= James D. Strauss =

American theologian

James Dean Strauss (July 3, 1929 – March 19, 2014) was an American theologian who was professor of theology and philosophy at Lincoln Christian Seminary from 1967 to 1994. He has been described by many as the Albert Einstein of the Restoration Movement.

==Life==
He was born on July 3, 1929, to Earnest and Cleo Strauss in the small town of Herrin, Illinois. His father was a World War I veteran who worked as a coal miner and bookkeeper for Peabody Coal Company. His mother worked as a nurse and decorations designer for a department store. His father was a heavy gambler, but a very intelligent man.

Dr. Strauss seems to have inherited his father's intelligence and his mother's creativity, combining them into a mind to be reckoned with. His family moved to Catlin, Illinois, when James was in the second grade, where he spent the rest of his childhood and youth.

He lived a rather normal childhood, playing baseball with boys in the neighborhood and listening to The Shadow and The Lone Ranger at night on the radio with his family. He displayed a sharp mind even while in high school, graduating as salutatorian in his class and voted "most likely to succeed" by his fellow students.

James Strauss died on March 19, 2014.

Dr. Strauss's father was a Disciples of Christ member and his mother a Baptist, but neither attended church during James' childhood. One day James was invited to the Catlin Church of Christ by a consumer at the grocery store he worked at as a youth. James went, was converted, and brought his parents. Upon his conversion, James' father quit gambling, and, as a consequence, their family grew closer. James was mentored by the elders at that church, who taught him Biblical study methods and Greek.

When James graduated from high school, he went to Cincinnati Christian College to study under R. C. Foster and Grayson Ensign. He then graduated from Christian Theological Seminary and studied under Walter Sykes. By the time he finished his time as a student, he had collected over 500 hours of graduate credit because his mentor died unexpectedly right before he was about to graduate with his 1st doctorate and the program that he was a part of collapsed, so he had to start over. He earned a Bachelor of Arts and Master's degree from Butler University, a Bachelor of Divinity from Christian Theological Seminary in 1960, and a Master of Theology from the Chicago Graduate School of Theology. He fulfilled his Ph.D. candidacy requirements at Indiana University, but due to a change over in the faculty from one year to the next he did not finish the degree. He does have a Doctor of Ministry from Eden Theological Seminary, Webster Groves, Missouri.

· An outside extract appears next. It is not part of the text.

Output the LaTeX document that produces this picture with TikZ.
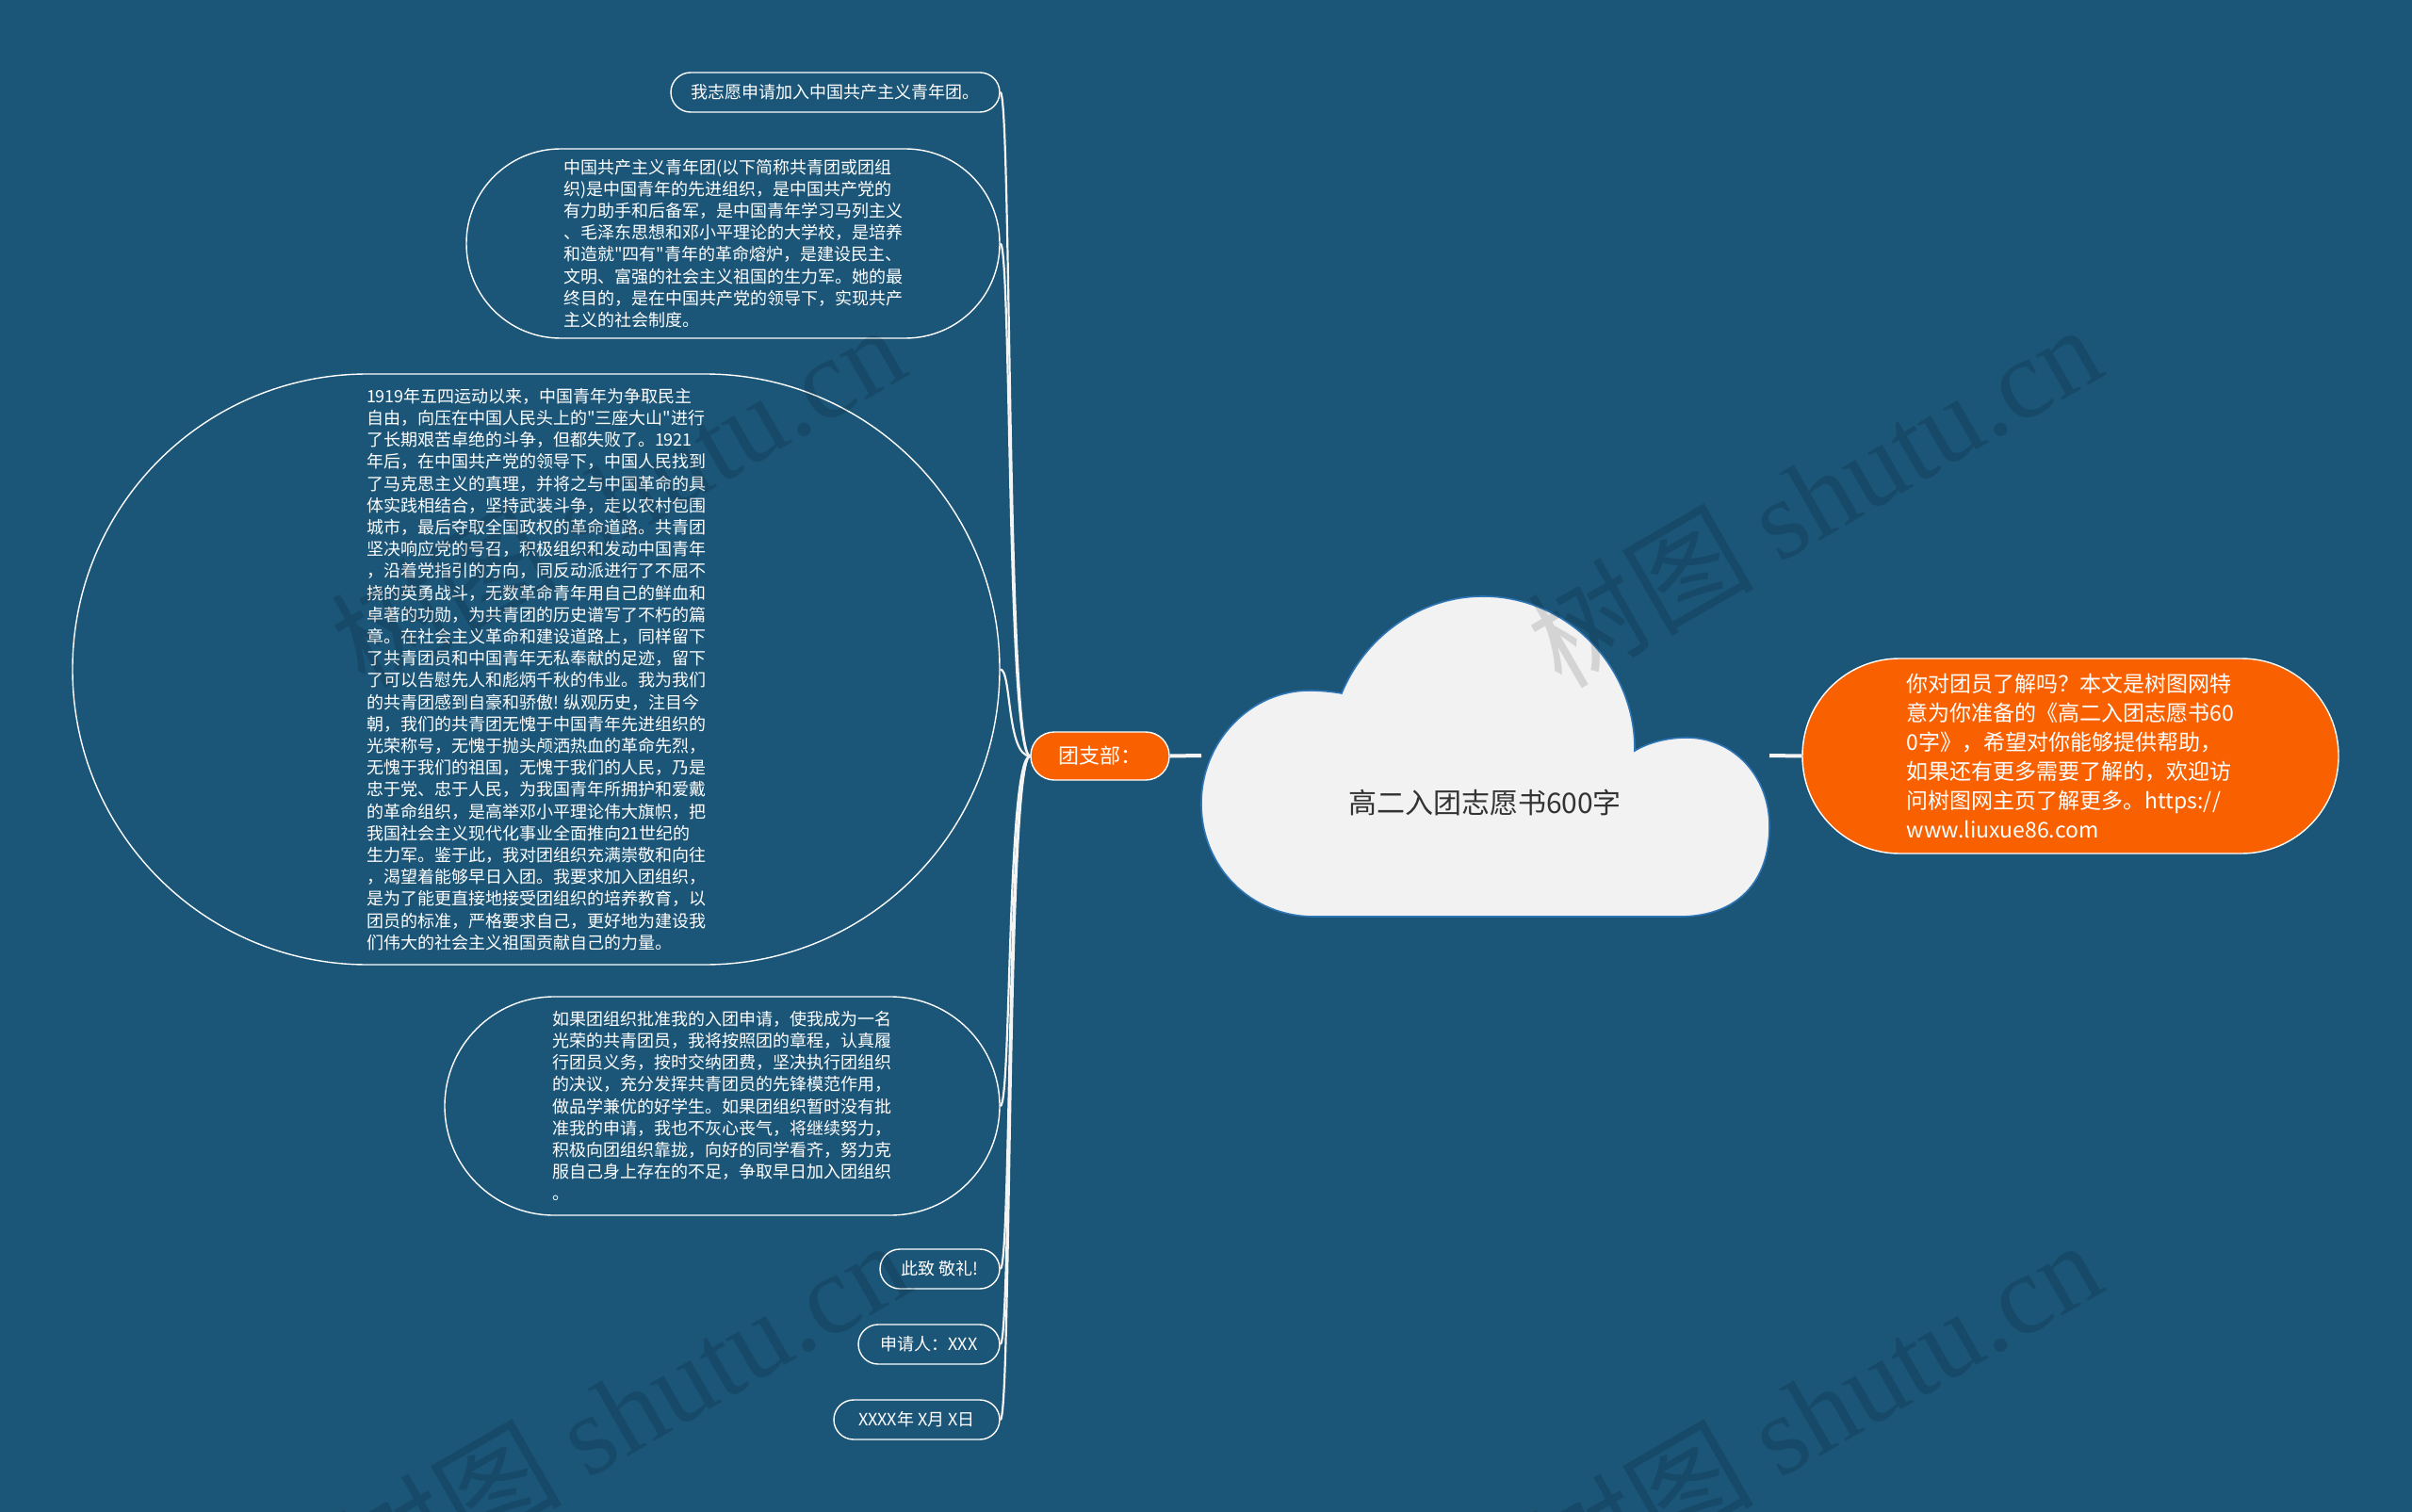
\documentclass[tikz,border=0pt]{standalone}
\usepackage{fontspec}
\newfontfamily\cjk{Noto Sans CJK SC}
\newfontfamily\wmserif{Liberation Serif}
\definecolor{bgblue}{RGB}{27,85,120}
\definecolor{orng}{RGB}{249,97,0}
\definecolor{cloudfill}{RGB}{242,242,242}
\definecolor{cloudline}{RGB}{46,117,182}
\definecolor{linewhite}{RGB}{244,244,244}
\begin{document}
\begin{tikzpicture}[x=1pt,y=-1pt,
  leaf/.style={draw=white, line width=1.4pt, text=white, align=left, inner sep=0pt,
    font=\cjk\fontsize{18}{23.2}\selectfont},
  stadium/.style={rounded corners=#1},
  orangebox/.style={draw=white, line width=1.4pt, fill=orng, text=white, align=left, inner sep=0pt},
  conn/.style={draw=linewhite, line width=2.2pt},
  bar/.style={draw=linewhite, line width=4pt},
  wm/.style={text=black, text opacity=0.12, inner sep=0pt}
]
\useasboundingbox (0,0) rectangle (2560,1605);
\fill[bgblue] (0,0) rectangle (2560,1605);

% cloud (central topic)
\filldraw[fill=cloudfill, draw=cloudline, line width=1.6pt]
 (1395,973) -- (1782,973)
 .. controls (1845,973) and (1878,935) .. (1878,877)
 .. controls (1878,824) and (1840,783) .. (1790,783)
 .. controls (1768,783) and (1748,789) .. (1735,797)
 .. controls (1736,707) and (1663,633) .. (1574,633)
 .. controls (1508,633) and (1449,675) .. (1424,736)
 .. controls (1412,734) and (1400,733) .. (1390,733)
 .. controls (1327,733) and (1275,787) .. (1275,853)
 .. controls (1275,920) and (1327,973) .. (1395,973) -- cycle;
\node[inner sep=0pt, text=black!80, font=\cjk\fontsize{30}{36}\selectfont] (cloud) at (1576,852) {高二入团志愿书600字};
\coordinate (cl) at (1275,802);
\coordinate (cr) at (1878,802);

% right orange node
\node[orangebox, stadium=103pt, minimum width=569pt, minimum height=207pt,
  font=\cjk\fontsize{23}{31}\selectfont] (rn) at (2197.5,802.5)
 {你对团员了解吗？本文是树图网特\\
  意为你准备的《高二入团志愿书60\\
  0字》，希望对你能够提供帮助，\\
  如果还有更多需要了解的，欢迎访\\
  问树图网主页了解更多。https://\\
  www.liuxue86.com};

% main branch
\node[orangebox, stadium=25pt, minimum width=147pt, minimum height=51pt,
  font=\cjk\fontsize{22}{26}\selectfont] (tz) at (1167.5,802.5) {团支部：};

% leaves
\node[leaf, stadium=21pt, minimum width=349pt, minimum height=42pt] (n1) at (886.5,98)
 {我志愿申请加入中国共产主义青年团。};

\node[leaf, stadium=100pt, minimum width=566pt, minimum height=201pt] (n2) at (778,258.5)
 {中国共产主义青年团(以下简称共青团或团组\\
  织)是中国青年的先进组织，是中国共产党的\\
  有力助手和后备军，是中国青年学习马列主义\\
  、毛泽东思想和邓小平理论的大学校，是培养\\
  和造就"四有"青年的革命熔炉，是建设民主、\\
  文明、富强的社会主义祖国的生力军。她的最\\
  终目的，是在中国共产党的领导下，实现共产\\
  主义的社会制度。};

\node[leaf, stadium=313pt, minimum width=984pt, minimum height=627pt] (n3) at (569,710.5)
 {1919年五四运动以来，中国青年为争取民主\\
  自由，向压在中国人民头上的"三座大山"进行\\
  了长期艰苦卓绝的斗争，但都失败了。1921\\
  年后，在中国共产党的领导下，中国人民找到\\
  了马克思主义的真理，并将之与中国革命的具\\
  体实践相结合，坚持武装斗争，走以农村包围\\
  城市，最后夺取全国政权的革命道路。共青团\\
  坚决响应党的号召，积极组织和发动中国青年\\
  ，沿着党指引的方向，同反动派进行了不屈不\\
  挠的英勇战斗，无数革命青年用自己的鲜血和\\
  卓著的功勋，为共青团的历史谱写了不朽的篇\\
  章。在社会主义革命和建设道路上，同样留下\\
  了共青团员和中国青年无私奉献的足迹，留下\\
  了可以告慰先人和彪炳千秋的伟业。我为我们\\
  的共青团感到自豪和骄傲! 纵观历史，注目今\\
  朝，我们的共青团无愧于中国青年先进组织的\\
  光荣称号，无愧于抛头颅洒热血的革命先烈，\\
  无愧于我们的祖国，无愧于我们的人民，乃是\\
  忠于党、忠于人民，为我国青年所拥护和爱戴\\
  的革命组织，是高举邓小平理论伟大旗帜，把\\
  我国社会主义现代化事业全面推向21世纪的\\
  生力军。鉴于此，我对团组织充满崇敬和向往\\
  ，渴望着能够早日入团。我要求加入团组织，\\
  是为了能更直接地接受团组织的培养教育，以\\
  团员的标准，严格要求自己，更好地为建设我\\
  们伟大的社会主义祖国贡献自己的力量。};

\node[leaf, stadium=116pt, minimum width=589pt, minimum height=232pt] (n4) at (766.5,1174)
 {如果团组织批准我的入团申请，使我成为一名\\
  光荣的共青团员，我将按照团的章程，认真履\\
  行团员义务，按时交纳团费，坚决执行团组织\\
  的决议，充分发挥共青团员的先锋模范作用，\\
  做品学兼优的好学生。如果团组织暂时没有批\\
  准我的申请，我也不灰心丧气，将继续努力，\\
  积极向团组织靠拢，向好的同学看齐，努力克\\
  服自己身上存在的不足，争取早日加入团组织\\
  。};

\node[leaf, stadium=21pt, minimum width=127pt, minimum height=42pt] (n5) at (997.5,1347) {此致 敬礼!};
\node[leaf, stadium=21pt, minimum width=150pt, minimum height=42pt] (n6) at (986,1427) {申请人：XXX};
\node[leaf, stadium=21pt, minimum width=176pt, minimum height=42pt] (n7) at (973,1507) {XXXX年 X月 X日};

% connectors
\draw[bar] (tz.east) -- (cl);
\draw[bar] (cr) -- (rn.west);
\foreach \n in {n1,n2,n3,n4,n5,n6,n7}{
  \draw[conn] (tz.west) .. controls +(-25,0) and +(12,0) .. (\n.east);
}

% watermarks
\node[wm, rotate=30] (wm1) at (1925,525) {\cjk\fontsize{120}{120}\selectfont 树图 \wmserif shutu.cn};
\node[wm, rotate=30] (wm2) at (1925,1497) {\cjk\fontsize{120}{120}\selectfont 树图 \wmserif shutu.cn};
\node[wm, rotate=30] (wm3) at (655,525) {\cjk\fontsize{120}{120}\selectfont 树图 \wmserif shutu.cn};
\node[wm, rotate=30] (wm4) at (660,1497) {\cjk\fontsize{120}{120}\selectfont 树图 \wmserif shutu.cn};
\end{tikzpicture}
\end{document}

Dr. Strauss became Associate Professor of Theology and Philosophy at Lincoln Christian Seminary in 1967 after working for many years as a pastor. The position had opened up because the professor previously occupying the related position had been released because of the unorthodox views that he held.

The student body at the time protested this move, as the released professor was popular among the students. Only later, however, did they realize what they had received in return. Strauss went on to very nearly be the seminary, as he taught most of the classes offered in a range of programs. One year the Seminary catalog listed him as teaching forty-seven courses. There is a cassette tape recording from 1977 of Dr. Strauss listing and briefly describing the classes he would be offering one year, which took over an hour to finish. Most of his syllabi were approximately 100 pages in length, single-spaced, nonetheless. He taught classes on Aristotle, Plato, Descartes, Hegel, linguistics, artificial intelligence and the mind, philosophy of science, Biblical exegesis, preaching, theories of knowledge, astrophysics in relation to Christianity, apologetics, archaeology, the nature of man, creative imagination, the Enlightenment, Immanuel Kant, pluralism, classical philosophy, history of philosophy, classical theology, evolution, theology of sin, theology of promise, etc. Upon his retirement in 1994, he was given the honorary title of Professor Emeritus of Theology and Philosophy. Dr. Strauss is a prolific writer, and has written tens of thousands of pages between his books and essays on topics related to the ones listed above.